Aim of the exercise -> Sort through the data and copy the lines holding the word "chart".

╭─ Dataset records

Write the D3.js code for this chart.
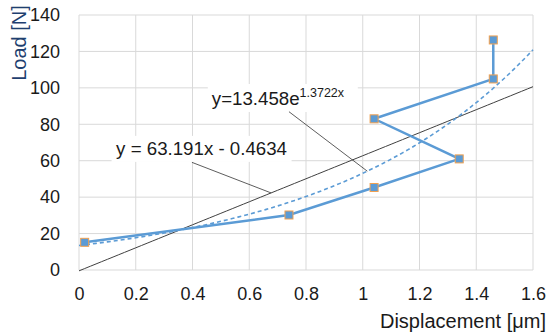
<!DOCTYPE html>
<html>
<head>
<meta charset="utf-8">
<script src="https://cdn.jsdelivr.net/npm/d3@7"></script>
<style>
  body { margin: 0; background: #fff; }
  svg text { font-family: "Liberation Sans", Arial, sans-serif; }
</style>
</head>
<body>
<div id="chart"></div>
<script>
// measured points (displacement in um, load in N), in loading order
let displacement = [0.02, 0.74, 1.04, 1.34, 1.04, 1.46, 1.46];
let load = [15.2, 30.2, 45.3, 61.0, 83.0, 104.9, 126.3];

// trendline coefficients as printed on the chart
let linearCoef = [63.191, -0.4634];
let expCoef = [13.458, 1.3722];

let xTicks = [0, 0.2, 0.4, 0.6, 0.8, 1, 1.2, 1.4, 1.6];
let yTicks = [0, 20, 40, 60, 80, 100, 120, 140];

let W = 550, H = 336;
let margin = {top: 15, right: 17, bottom: 66, left: 79};
let width = W - margin.left - margin.right,
    height = H - margin.top - margin.bottom;

let svg = d3.select("#chart")
  .append("svg")
    .attr("width", W)
    .attr("height", H);

let g = svg.append("g")
  .attr("transform", "translate(" + margin.left + "," + margin.top + ")");

let x = d3.scaleLinear().domain([0, 1.6]).range([0, width]);
let y = d3.scaleLinear().domain([0, 140]).range([height, 0]);

// gridlines
g.append("g")
  .selectAll("line")
  .data(xTicks)
  .join("line")
    .attr("x1", d => x(d)).attr("x2", d => x(d))
    .attr("y1", 0).attr("y2", height)
    .attr("stroke", "#d9d9d9").attr("stroke-width", 1);
g.append("g")
  .selectAll("line")
  .data(yTicks)
  .join("line")
    .attr("x1", 0).attr("x2", width)
    .attr("y1", d => y(d)).attr("y2", d => y(d))
    .attr("stroke", "#d9d9d9").attr("stroke-width", 1);

// axes (labels only)
let xAxis = g.append("g")
  .attr("transform", "translate(0," + height + ")")
  .call(d3.axisBottom(x).tickValues(xTicks).tickSize(0).tickPadding(17).tickFormat(d3.format("")));
let yAxis = g.append("g")
  .call(d3.axisLeft(y).tickValues(yTicks).tickSize(0).tickPadding(19));
[xAxis, yAxis].forEach(a => {
  a.select(".domain").remove();
  a.selectAll("text")
    .style("font-size", "18px")
    .style("font-family", "Liberation Sans, Arial, sans-serif")
    .attr("fill", "#1a1a1a");
});

// white boxes behind the trendline labels
let linLabel = {x: 0.432, y: 63.2};
let expLabel = {x: 0.468, y: 90.6};
g.append("rect")
  .attr("x", x(linLabel.x) - 90).attr("y", y(linLabel.y) - 19)
  .attr("width", 180).attr("height", 26)
  .attr("fill", "#fff");
g.append("rect")
  .attr("x", x(expLabel.x) - 4).attr("y", y(expLabel.y) - 21)
  .attr("width", 150).attr("height", 28)
  .attr("fill", "#fff");

// linear trendline
let xs = d3.range(0, 1.6001, 0.02);
g.append("path")
  .datum(xs)
  .attr("fill", "none")
  .attr("stroke", "#404040")
  .attr("stroke-width", 1)
  .attr("d", d3.line()
    .x(d => x(d))
    .y(d => y(linearCoef[0] * d + linearCoef[1])));

// exponential trendline
g.append("path")
  .datum(xs)
  .attr("fill", "none")
  .attr("stroke", "#5b9bd5")
  .attr("stroke-width", 1.6)
  .attr("stroke-dasharray", "4,3")
  .attr("d", d3.line()
    .x(d => x(d))
    .y(d => y(expCoef[0] * Math.exp(expCoef[1] * d))));

// leader lines
g.append("line")
  .attr("x1", x(0.398)).attr("y1", y(59.1))
  .attr("x2", x(0.677)).attr("y2", y(linearCoef[0] * 0.677 + linearCoef[1]))
  .attr("stroke", "#333").attr("stroke-width", 0.8);
g.append("line")
  .attr("x1", x(0.74)).attr("y1", y(86.9))
  .attr("x2", x(1.016)).attr("y2", y(expCoef[0] * Math.exp(expCoef[1] * 1.016)))
  .attr("stroke", "#333").attr("stroke-width", 0.8);

// trendline labels
g.append("text")
  .attr("x", x(linLabel.x)).attr("y", y(linLabel.y))
  .attr("text-anchor", "middle")
  .style("font-size", "18.7px")
  .attr("fill", "#1a1a1a")
  .text("y = " + linearCoef[0] + "x - " + Math.abs(linearCoef[1]));

let expText = g.append("text")
  .attr("x", x(expLabel.x)).attr("y", y(expLabel.y))
  .style("font-size", "18.7px")
  .attr("fill", "#1a1a1a");
expText.append("tspan").text("y=" + expCoef[0] + "e");
expText.append("tspan")
  .attr("dy", -8)
  .style("font-size", "12.5px")
  .text(expCoef[1] + "x");

// data line
let pts = displacement.map((d, i) => ({x: d, y: load[i]}));
g.append("path")
  .datum(pts)
  .attr("fill", "none")
  .attr("stroke", "#5b9bd5")
  .attr("stroke-width", 2.5)
  .attr("d", d3.line().x(d => x(d.x)).y(d => y(d.y)));

// markers
g.selectAll(".marker")
  .data(pts)
  .join("rect")
    .attr("class", "marker")
    .attr("x", d => x(d.x) - 4)
    .attr("y", d => y(d.y) - 4)
    .attr("width", 8).attr("height", 8)
    .attr("fill", "#5b9bd5")
    .attr("stroke", "#f0a050")
    .attr("stroke-width", 1);

// axis titles
svg.append("text")
  .attr("transform", "translate(26,43) rotate(-90)")
  .attr("text-anchor", "middle")
  .style("font-size", "20px")
  .attr("fill", "#1f3f6f")
  .text("Load [N]");
svg.append("text")
  .attr("x", 546).attr("y", 328)
  .attr("text-anchor", "end")
  .style("font-size", "20px")
  .attr("fill", "#1a1a1a")
  .text("Displacement [μm]");
</script>
</body>
</html>
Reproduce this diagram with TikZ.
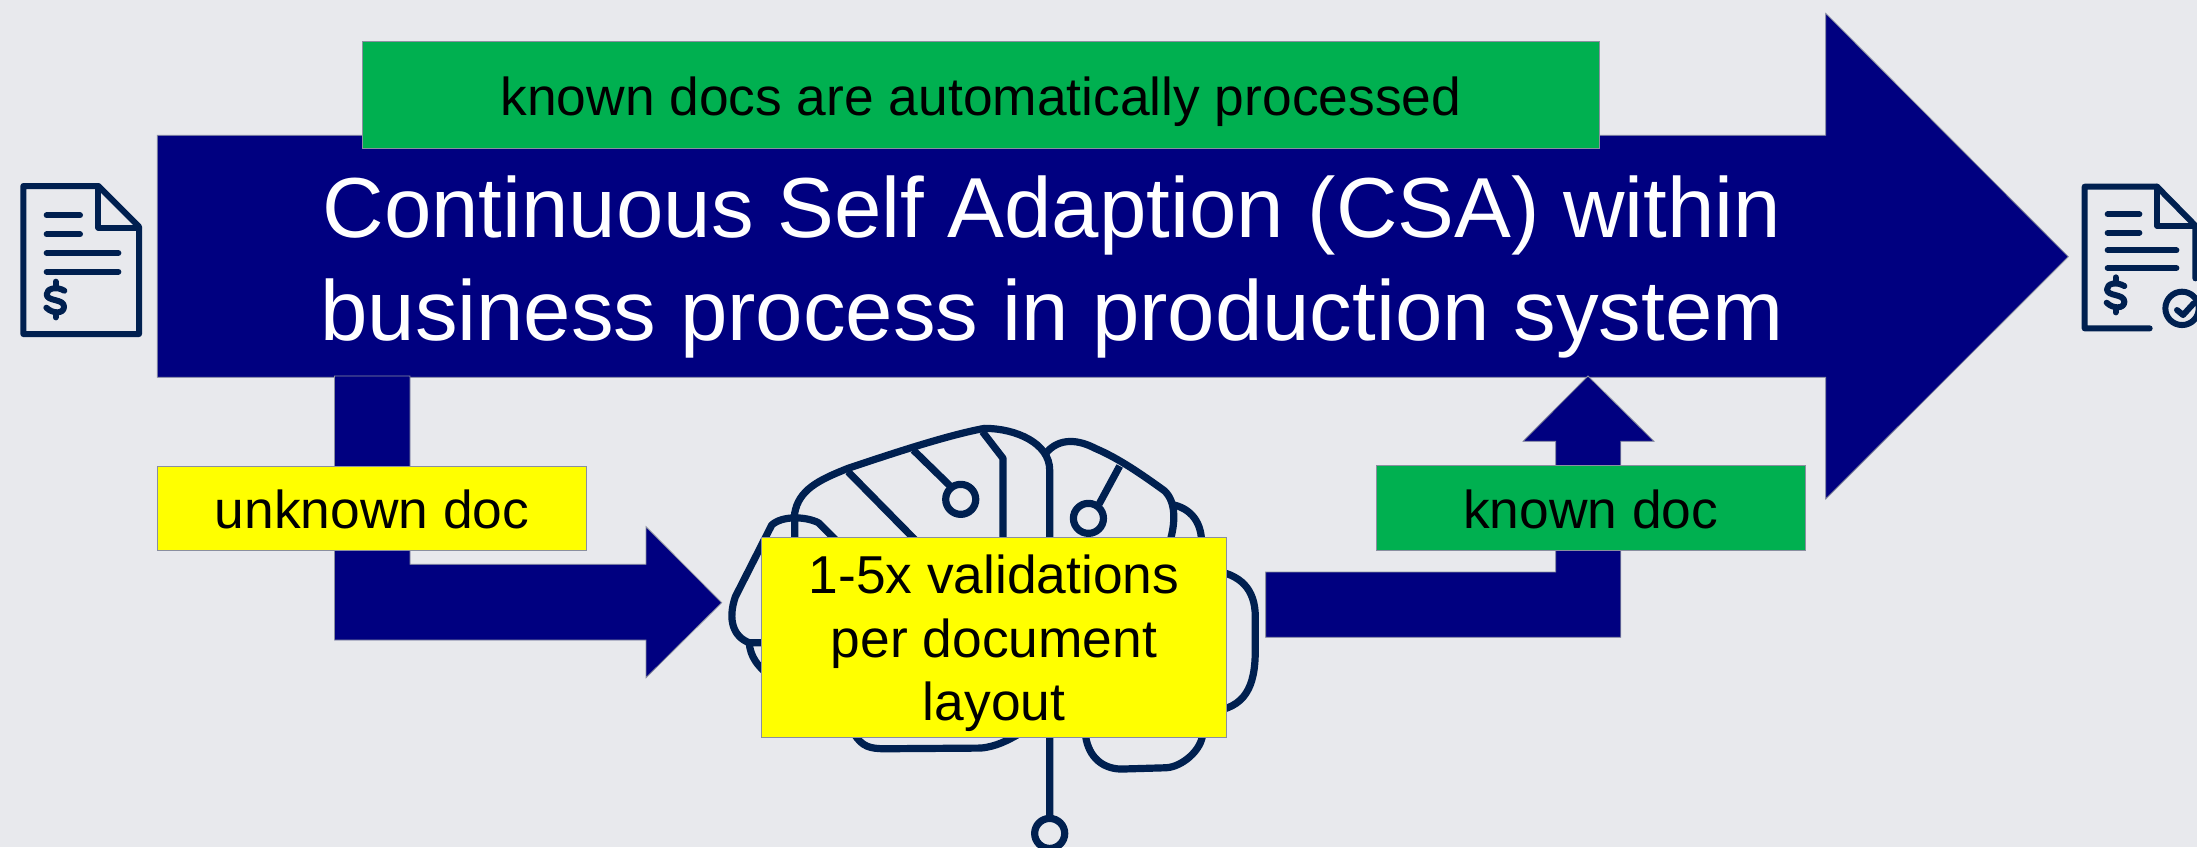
\documentclass[tikz,border=0pt]{standalone}
\usepackage{fontspec}
\setmainfont{Liberation Sans}
\definecolor{bgc}{HTML}{E8E9ED}
\definecolor{navyc}{HTML}{000080}
\definecolor{greenc}{HTML}{00B050}
\definecolor{yellowc}{HTML}{FFFF00}
\definecolor{iconc}{HTML}{002050}
\definecolor{edgec}{HTML}{8A8FA0}
\tikzset{
  bigarrow/.style={fill=navyc,draw=edgec,line width=0.4pt},
  label box/.style={draw=edgec,line width=0.5pt,inner sep=0pt,align=center,text=black},
  one line/.style={text height=25pt,text depth=5pt,font=\fontsize{26.67}{30}\selectfont},
  icon/.style={draw=iconc,line width=3pt,line cap=round,line join=round},
  brain/.style={draw=iconc,line width=3.6pt,line join=round},
}
\begin{document}
\begin{tikzpicture}[x=0.5pt,y=-0.5pt]
\useasboundingbox (0,0) rectangle (2197,847);
\clip (0,0) rectangle (2197,847);
\fill[bgc] (0,0) rectangle (2197,847);
% brain
\begin{scope}[shift={(680,400)},x=0.1977pt,y=-0.1667pt]
\draw[brain] (290,500) -- (290,340) .. controls (300,270) and (350,240) .. (425,205) .. controls (550,155) and (680,105) .. (770,85) .. controls (850,85) and (935,130) .. (935,210) -- (935,1250);
\draw[brain] (935,1300) circle [x radius=38,y radius=45];
\draw[brain] (765,95) -- (817,175) -- (817,500);
\draw[brain] (590,150) -- (685,260);
\draw[brain] (710,298) circle [x radius=38,y radius=45];
\draw[brain] (425,215) -- (620,450);
\draw[brain] (420,450) -- (350,368) .. controls (320,350) and (260,345) .. (232,375) -- (140,590) .. controls (120,660) and (135,710) .. (175,728) -- (300,728);
\draw[brain] (175,728) .. controls (178,770) and (195,800) .. (240,840);
\draw[brain] (440,1000) .. controls (460,1040) and (480,1046) .. (520,1046) -- (760,1044) .. controls (800,1040) and (830,1020) .. (860,1000);
\draw[brain] (925,160) .. controls (960,110) and (1010,120) .. (1050,145) .. controls (1110,175) and (1170,225) .. (1225,272) .. controls (1255,305) and (1255,370) .. (1235,440);
\draw[brain] (1112,198) -- (1060,312);
\draw[brain] (1033,355) circle [x radius=38,y radius=45];
\draw[brain] (1250,315) .. controls (1300,330) and (1325,380) .. (1318,450);
\draw[brain] (1340,510) .. controls (1420,520) and (1455,570) .. (1455,650) -- (1455,750) .. controls (1455,860) and (1430,925) .. (1340,935);
\draw[brain] (1025,1000) .. controls (1030,1060) and (1060,1105) .. (1115,1107) -- (1230,1103) .. controls (1270,1100) and (1320,1050) .. (1322,1000);
\end{scope}
% arrows
\draw[bigarrow] (157.3,135.3) -- (1825.7,135.3) -- (1825.7,13.3) -- (2068.3,256.7) -- (1825.7,499) -- (1825.7,377.3) -- (157.3,377.3) -- cycle;
\draw[bigarrow] (334.4,376) -- (410,376) -- (410,564.3) -- (646,564.3) -- (646,526.7) -- (721.7,602.7) -- (646,677.7) -- (646,640) -- (334.4,640) -- cycle;
\draw[bigarrow] (1265.6,572) -- (1555.7,572) -- (1555.7,441.3) -- (1523,441.3) -- (1588,376) -- (1654,441.3) -- (1620.8,441.3) -- (1620.8,637.3) -- (1265.6,637.3) -- cycle;
% boxes
\node[label box,one line,fill=greenc,minimum width=618.7pt,minimum height=53.5pt] (known docs) at (980.85,95) {known docs are automatically processed};
\node[label box,one line,fill=yellowc,minimum width=214.4pt,minimum height=42pt] (unknown) at (372,508.2) {unknown doc};
\node[label box,one line,fill=greenc,minimum width=214.4pt,minimum height=42.2pt] (known) at (1590.75,508) {known doc};
\node[label box,fill=yellowc,minimum width=232.5pt,minimum height=100pt,font=\fontsize{26.67}{31.8}\selectfont] (valid) at (994,637.5) {\rule{0pt}{25.4pt}1-5x validations\\per document\\layout};
\node[text=white,align=center,inner sep=0pt,font=\fontsize{42.6}{51.3}\selectfont] (title) at (1052,267) {Continuous Self Adaption (CSA) within\\business process in production system};
% left icon
\begin{scope}[shift={(0,160)},x=0.1667pt,y=-0.1667pt]
\draw[icon] (70,78) -- (295,78) -- (417,200) -- (417,522) -- (70,522) -- cycle;
\draw[icon] (295,78) -- (295,203) -- (417,203);
\draw[icon] (140,166) -- (240,166);
\draw[icon] (140,223) -- (240,223);
\draw[icon] (140,279) -- (355,279);
\draw[icon] (140,335) -- (355,335);
\draw[icon] (193,392) .. controls (170,378) and (140,385) .. (140,403) .. controls (140,425) and (192,415) .. (192,440) .. controls (192,462) and (158,462) .. (139,443);
\draw[icon] (167,365) -- (167,378);
\draw[icon] (167,458) -- (167,472);
\end{scope}
% right icon
\begin{scope}[shift={(2047,160)},x=0.1667pt,y=-0.1667pt]
\draw[icon] (445,355) -- (445,197) -- (330,80) -- (113,80) -- (113,505) -- (308,505);
\draw[icon] (330,80) -- (330,197) -- (445,197);
\draw[icon] (182,163) -- (277,163);
\draw[icon] (182,218) -- (277,218);
\draw[icon] (182,271) -- (388,271);
\draw[icon] (182,324) -- (388,324);
\draw[icon] (232,378) .. controls (208,364) and (180,370) .. (180,388) .. controls (180,410) and (232,400) .. (232,425) .. controls (232,447) and (198,447) .. (179,428);
\draw[icon] (206,352) -- (206,365);
\draw[icon] (206,443) -- (206,457);
\draw[icon] (405,445) circle (50);
\draw[icon] (390,450) -- (408,465) -- (440,430);
\end{scope}
\end{tikzpicture}
\end{document}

╰─

Response to this exercise ->
Write the D3.js code for this chart.
<div id="chart"></div>
// trendline coefficients as printed on the chart
let svg = d3.select("#chart")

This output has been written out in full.